>> Begin AVAILABLE RECORDS

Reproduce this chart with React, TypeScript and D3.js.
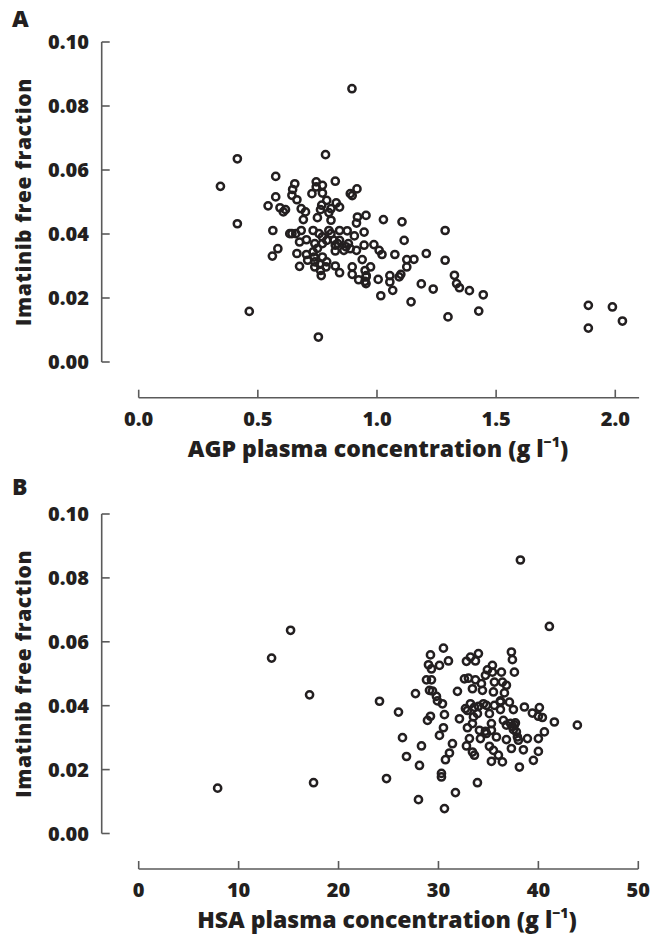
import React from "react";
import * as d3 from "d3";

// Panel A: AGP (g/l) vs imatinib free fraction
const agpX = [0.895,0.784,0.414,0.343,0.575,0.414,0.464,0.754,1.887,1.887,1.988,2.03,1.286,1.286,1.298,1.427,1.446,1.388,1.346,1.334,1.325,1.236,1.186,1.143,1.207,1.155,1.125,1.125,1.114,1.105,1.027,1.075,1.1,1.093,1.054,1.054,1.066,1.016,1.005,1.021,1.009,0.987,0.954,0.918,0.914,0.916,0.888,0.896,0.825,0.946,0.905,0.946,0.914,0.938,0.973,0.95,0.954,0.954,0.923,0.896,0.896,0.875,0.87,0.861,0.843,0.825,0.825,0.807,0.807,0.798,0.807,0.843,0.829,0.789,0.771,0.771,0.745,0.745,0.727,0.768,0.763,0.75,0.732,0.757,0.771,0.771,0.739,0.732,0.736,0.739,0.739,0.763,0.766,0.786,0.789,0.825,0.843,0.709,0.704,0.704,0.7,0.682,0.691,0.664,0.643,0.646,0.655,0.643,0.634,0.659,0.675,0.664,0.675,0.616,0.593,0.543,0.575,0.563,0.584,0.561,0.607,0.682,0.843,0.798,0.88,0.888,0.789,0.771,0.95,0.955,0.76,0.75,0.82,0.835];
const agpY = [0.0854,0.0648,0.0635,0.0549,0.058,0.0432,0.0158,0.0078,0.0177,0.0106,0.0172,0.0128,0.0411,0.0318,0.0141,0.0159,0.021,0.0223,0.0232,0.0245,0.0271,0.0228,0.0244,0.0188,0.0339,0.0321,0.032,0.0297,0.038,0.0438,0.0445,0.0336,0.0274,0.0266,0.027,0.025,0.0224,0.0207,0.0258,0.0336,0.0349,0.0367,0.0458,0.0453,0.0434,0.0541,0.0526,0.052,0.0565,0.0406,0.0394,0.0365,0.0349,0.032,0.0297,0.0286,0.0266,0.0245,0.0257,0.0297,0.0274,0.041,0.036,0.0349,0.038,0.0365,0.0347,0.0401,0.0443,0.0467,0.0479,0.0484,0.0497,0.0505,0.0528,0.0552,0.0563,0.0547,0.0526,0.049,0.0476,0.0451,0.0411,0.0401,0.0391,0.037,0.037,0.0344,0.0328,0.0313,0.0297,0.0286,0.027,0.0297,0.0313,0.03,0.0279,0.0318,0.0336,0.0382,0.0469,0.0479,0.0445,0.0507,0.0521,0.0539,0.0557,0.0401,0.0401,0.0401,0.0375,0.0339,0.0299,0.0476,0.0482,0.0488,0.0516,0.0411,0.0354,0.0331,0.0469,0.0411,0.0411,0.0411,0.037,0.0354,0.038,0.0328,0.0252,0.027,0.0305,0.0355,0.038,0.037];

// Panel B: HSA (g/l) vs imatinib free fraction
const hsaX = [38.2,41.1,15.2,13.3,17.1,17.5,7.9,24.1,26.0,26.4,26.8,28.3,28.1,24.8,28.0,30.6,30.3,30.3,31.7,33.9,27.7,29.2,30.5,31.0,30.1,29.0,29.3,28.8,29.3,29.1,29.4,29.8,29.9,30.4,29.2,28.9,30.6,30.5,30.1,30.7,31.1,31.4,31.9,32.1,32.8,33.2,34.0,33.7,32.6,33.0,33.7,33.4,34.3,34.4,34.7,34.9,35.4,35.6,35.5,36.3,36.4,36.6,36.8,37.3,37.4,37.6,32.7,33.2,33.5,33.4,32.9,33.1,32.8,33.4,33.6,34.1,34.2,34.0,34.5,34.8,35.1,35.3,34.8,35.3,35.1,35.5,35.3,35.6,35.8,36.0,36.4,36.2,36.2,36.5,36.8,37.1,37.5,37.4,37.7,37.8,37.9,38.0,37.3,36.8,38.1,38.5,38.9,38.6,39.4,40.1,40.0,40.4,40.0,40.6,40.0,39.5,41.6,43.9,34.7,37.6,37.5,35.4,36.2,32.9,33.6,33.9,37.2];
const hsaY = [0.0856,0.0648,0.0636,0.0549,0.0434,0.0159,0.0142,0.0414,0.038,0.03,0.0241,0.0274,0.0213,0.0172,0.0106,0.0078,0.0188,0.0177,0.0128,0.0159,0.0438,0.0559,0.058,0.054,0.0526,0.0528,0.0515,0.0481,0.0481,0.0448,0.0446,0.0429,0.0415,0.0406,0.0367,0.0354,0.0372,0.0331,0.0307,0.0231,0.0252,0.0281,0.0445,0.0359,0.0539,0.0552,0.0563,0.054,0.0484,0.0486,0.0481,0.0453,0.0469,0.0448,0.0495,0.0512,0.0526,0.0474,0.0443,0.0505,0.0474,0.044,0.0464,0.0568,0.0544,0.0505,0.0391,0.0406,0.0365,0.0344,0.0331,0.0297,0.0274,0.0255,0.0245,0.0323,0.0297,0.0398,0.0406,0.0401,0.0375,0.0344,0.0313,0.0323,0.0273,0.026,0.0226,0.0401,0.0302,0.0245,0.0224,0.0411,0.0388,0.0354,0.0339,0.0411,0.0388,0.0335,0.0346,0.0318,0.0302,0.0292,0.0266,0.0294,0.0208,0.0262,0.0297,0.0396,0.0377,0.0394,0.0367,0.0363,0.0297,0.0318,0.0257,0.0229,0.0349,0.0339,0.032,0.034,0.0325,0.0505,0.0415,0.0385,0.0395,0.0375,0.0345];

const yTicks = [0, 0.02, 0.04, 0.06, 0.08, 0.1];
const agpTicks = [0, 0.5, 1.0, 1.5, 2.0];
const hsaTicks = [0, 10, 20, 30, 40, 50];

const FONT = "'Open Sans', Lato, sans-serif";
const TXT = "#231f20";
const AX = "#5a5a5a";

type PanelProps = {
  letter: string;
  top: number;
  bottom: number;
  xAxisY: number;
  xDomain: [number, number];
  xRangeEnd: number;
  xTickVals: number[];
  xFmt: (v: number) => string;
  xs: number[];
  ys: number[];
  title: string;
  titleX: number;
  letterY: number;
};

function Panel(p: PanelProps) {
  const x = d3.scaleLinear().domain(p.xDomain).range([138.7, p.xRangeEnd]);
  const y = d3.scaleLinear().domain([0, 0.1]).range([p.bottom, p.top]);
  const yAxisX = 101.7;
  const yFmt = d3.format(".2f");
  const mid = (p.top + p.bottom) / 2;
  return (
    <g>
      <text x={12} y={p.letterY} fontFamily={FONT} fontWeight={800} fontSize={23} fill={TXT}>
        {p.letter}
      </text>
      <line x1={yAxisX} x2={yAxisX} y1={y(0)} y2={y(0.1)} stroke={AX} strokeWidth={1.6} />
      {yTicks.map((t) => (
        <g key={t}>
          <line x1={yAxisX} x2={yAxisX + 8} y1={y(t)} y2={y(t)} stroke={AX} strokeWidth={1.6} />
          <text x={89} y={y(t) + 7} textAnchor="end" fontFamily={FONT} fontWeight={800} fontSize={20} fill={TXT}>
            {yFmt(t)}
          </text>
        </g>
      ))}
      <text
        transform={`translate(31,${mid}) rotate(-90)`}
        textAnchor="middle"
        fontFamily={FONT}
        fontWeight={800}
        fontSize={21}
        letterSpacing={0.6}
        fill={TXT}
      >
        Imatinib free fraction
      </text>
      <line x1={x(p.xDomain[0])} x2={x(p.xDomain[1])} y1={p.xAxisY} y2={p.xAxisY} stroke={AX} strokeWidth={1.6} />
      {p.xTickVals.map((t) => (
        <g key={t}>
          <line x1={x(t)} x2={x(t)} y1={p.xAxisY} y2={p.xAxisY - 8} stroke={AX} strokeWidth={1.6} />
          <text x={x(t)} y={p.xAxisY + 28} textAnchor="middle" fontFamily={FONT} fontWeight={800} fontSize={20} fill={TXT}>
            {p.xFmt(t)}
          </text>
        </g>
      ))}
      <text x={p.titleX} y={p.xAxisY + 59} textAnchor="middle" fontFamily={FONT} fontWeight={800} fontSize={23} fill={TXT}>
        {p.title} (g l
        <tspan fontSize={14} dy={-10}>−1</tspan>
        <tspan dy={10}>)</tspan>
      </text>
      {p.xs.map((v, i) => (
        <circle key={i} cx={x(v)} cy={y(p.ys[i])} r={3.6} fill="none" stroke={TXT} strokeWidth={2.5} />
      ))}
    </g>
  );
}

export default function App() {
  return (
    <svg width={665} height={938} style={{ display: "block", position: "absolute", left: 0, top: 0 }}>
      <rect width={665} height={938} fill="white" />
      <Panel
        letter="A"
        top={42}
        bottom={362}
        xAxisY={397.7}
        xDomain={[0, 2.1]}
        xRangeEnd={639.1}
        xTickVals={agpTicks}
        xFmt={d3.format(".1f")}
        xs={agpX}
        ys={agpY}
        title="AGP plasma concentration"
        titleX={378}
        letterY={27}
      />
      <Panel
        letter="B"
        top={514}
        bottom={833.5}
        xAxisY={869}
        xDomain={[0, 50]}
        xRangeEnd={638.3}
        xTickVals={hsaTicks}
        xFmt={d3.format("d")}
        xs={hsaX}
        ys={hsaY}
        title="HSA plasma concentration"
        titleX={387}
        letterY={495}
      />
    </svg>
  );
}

>> End AVAILABLE RECORDS
>> Begin AVAILABLE RECORDS

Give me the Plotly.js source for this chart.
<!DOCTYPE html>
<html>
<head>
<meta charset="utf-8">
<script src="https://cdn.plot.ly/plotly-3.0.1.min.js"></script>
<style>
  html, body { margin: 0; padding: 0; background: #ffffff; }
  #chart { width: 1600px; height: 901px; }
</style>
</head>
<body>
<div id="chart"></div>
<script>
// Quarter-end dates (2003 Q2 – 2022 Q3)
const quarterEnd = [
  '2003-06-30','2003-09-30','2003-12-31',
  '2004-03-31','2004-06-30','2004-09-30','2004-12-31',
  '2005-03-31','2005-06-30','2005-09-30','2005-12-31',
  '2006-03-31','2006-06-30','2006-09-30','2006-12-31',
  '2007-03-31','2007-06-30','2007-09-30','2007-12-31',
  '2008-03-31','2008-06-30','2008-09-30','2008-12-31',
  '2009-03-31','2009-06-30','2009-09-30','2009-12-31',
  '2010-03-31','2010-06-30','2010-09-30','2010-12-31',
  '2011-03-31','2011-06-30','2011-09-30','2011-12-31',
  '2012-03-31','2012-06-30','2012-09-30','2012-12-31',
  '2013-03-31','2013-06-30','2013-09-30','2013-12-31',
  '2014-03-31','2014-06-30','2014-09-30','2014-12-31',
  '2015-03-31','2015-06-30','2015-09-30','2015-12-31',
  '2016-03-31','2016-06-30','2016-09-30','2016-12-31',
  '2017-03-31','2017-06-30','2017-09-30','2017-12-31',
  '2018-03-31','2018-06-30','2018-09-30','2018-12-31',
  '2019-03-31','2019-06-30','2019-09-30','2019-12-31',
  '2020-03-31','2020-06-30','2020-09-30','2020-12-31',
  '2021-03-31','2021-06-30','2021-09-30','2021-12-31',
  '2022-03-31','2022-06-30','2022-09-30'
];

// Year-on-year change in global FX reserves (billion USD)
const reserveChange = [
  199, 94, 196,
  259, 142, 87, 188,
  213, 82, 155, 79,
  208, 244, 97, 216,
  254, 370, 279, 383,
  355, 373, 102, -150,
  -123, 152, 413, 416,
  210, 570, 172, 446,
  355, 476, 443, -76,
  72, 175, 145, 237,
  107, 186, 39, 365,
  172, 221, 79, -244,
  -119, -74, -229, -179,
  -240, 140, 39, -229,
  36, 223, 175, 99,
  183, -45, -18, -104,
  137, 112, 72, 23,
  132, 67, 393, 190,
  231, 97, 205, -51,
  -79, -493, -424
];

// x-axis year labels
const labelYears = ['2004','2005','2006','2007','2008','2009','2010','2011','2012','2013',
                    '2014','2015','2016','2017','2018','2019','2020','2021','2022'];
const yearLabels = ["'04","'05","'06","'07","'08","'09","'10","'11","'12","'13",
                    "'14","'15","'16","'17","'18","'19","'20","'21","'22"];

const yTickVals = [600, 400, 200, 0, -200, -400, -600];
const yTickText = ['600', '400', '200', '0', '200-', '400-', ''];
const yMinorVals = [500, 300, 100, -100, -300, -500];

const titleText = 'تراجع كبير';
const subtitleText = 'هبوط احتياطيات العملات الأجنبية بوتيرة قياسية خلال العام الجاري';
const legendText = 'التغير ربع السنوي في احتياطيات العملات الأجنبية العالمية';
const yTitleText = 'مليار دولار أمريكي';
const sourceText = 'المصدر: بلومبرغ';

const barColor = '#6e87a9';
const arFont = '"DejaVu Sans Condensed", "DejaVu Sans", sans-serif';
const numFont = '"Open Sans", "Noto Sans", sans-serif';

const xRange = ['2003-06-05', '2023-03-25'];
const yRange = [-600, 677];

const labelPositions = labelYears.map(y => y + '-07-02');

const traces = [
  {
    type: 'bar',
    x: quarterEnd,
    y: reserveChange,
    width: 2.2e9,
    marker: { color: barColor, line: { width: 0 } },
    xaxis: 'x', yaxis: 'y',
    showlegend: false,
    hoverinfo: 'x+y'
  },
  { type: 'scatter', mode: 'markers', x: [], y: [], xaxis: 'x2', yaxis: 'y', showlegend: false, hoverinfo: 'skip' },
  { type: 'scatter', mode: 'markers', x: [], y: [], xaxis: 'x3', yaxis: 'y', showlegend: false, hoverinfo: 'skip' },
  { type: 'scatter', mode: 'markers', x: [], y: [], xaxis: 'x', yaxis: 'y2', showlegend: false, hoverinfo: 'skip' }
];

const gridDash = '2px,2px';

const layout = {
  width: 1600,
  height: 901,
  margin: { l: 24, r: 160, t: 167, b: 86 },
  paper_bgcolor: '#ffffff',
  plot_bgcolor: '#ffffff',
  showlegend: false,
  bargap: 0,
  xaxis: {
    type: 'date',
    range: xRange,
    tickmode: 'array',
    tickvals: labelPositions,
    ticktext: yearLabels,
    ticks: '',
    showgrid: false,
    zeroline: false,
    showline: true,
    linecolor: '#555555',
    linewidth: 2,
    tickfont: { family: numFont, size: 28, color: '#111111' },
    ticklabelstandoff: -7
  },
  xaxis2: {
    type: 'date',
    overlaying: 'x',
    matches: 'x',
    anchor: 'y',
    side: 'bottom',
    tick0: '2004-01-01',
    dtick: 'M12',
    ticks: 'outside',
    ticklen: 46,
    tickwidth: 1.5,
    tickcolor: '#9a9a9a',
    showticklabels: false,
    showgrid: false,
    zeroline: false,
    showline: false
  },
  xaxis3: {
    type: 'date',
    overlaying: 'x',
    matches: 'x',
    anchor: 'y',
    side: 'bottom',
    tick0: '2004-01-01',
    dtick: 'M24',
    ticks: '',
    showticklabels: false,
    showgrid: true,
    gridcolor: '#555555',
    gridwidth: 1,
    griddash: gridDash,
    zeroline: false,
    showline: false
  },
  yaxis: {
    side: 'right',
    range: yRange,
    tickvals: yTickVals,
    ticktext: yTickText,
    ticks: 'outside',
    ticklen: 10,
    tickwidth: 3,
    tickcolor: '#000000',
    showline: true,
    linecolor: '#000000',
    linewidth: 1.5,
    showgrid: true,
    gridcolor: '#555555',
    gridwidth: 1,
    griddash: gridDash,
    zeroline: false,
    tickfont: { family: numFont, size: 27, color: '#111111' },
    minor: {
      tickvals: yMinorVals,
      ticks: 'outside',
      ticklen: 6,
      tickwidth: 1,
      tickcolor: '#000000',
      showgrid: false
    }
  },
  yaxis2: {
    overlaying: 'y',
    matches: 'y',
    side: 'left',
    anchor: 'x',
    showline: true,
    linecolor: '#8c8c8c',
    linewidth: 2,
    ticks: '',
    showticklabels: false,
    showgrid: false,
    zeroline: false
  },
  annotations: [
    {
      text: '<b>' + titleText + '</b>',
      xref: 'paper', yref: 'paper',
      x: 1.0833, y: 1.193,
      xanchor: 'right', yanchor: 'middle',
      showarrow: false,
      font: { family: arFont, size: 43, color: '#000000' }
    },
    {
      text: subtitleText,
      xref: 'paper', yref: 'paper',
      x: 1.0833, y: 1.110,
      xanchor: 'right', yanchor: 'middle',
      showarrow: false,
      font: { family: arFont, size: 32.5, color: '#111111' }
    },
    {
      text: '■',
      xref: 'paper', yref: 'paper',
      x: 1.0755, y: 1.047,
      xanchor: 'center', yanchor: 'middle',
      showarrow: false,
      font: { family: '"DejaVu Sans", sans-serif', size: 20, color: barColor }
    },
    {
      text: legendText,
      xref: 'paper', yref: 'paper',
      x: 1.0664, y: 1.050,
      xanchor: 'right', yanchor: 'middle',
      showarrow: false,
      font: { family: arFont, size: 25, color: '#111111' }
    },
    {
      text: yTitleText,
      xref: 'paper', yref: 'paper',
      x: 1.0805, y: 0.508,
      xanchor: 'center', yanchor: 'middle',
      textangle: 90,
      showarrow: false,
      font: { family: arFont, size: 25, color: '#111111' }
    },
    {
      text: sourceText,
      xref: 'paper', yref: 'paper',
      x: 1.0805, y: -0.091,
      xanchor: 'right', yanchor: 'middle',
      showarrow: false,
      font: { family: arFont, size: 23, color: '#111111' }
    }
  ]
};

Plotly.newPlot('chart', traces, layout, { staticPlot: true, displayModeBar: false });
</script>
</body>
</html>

>> End AVAILABLE RECORDS

From the records above, give again only the part that opens with the line containing "Reproduce this chart" and closes with the line containing "import * as". Keep both ends but drop the pictures.

Reproduce this chart with React, TypeScript and D3.js.
import React from "react";
import * as d3 from "d3";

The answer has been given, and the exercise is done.